The Green Team now includes Energy Secretary Steven Chu (another strong advocate for Climate Crisis action), Commerce Secretary Bill Richardson (another strong advocate for a green energy economy as well), White House advisor Carol Browner (former EPA Sec. and close to Al Gore), and EPA appointee Lisa Jackson, as well as two appointees with particular expertise on water issues--sure to be important as the Climate Crisis advances: Sec. of Interior Ken Salazar and Nancy Sutley, new head of the White House Council on Environmental Quality. Even Budget Director Peter Orszag has strong interest in the Climate Crisis. VPE Joe Biden and his office will be vital contributors to the Green Deal, and Sec. of State Hillary Clinton is on the same page as Obama on both the green energy economy and the Climate Crisis.

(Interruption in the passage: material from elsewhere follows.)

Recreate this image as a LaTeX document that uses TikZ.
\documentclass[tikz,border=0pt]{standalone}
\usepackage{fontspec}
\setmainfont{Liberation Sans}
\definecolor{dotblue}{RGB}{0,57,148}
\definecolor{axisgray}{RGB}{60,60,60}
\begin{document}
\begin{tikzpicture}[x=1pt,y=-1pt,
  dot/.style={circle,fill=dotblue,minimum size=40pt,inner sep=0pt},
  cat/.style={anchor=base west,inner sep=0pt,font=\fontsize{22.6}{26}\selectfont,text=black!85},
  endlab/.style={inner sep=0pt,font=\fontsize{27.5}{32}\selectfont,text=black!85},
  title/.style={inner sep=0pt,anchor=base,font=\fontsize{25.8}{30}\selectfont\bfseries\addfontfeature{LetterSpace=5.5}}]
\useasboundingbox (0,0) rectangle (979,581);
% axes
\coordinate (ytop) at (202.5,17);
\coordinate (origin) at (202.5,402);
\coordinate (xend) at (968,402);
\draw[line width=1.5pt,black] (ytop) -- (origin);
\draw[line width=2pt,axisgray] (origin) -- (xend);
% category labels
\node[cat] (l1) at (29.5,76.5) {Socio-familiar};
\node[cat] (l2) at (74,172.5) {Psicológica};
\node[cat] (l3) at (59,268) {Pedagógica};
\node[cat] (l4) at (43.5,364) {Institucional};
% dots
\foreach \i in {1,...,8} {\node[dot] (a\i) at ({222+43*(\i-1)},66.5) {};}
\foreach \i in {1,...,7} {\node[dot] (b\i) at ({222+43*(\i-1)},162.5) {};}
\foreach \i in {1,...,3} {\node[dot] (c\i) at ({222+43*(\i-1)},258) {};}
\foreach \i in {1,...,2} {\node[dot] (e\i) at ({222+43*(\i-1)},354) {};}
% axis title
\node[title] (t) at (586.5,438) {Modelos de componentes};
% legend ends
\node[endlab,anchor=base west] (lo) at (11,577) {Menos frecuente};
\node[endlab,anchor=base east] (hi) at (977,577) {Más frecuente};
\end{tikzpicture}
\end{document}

Though they are all committed to action on the Climate Crisis and in creating the Green Deal, the Green Team is a healthy mix: scientists with strong views, seasoned administrators and elected officials with a record of bridging differences and getting things done. Also a gender and ethnic diversity that is especially important because everyone needs to feel included in the Green Deal, and feel the urgency of the Climate Crisis. For too long, the environmental movement has been mostly white and upper middle class. We're all in this together.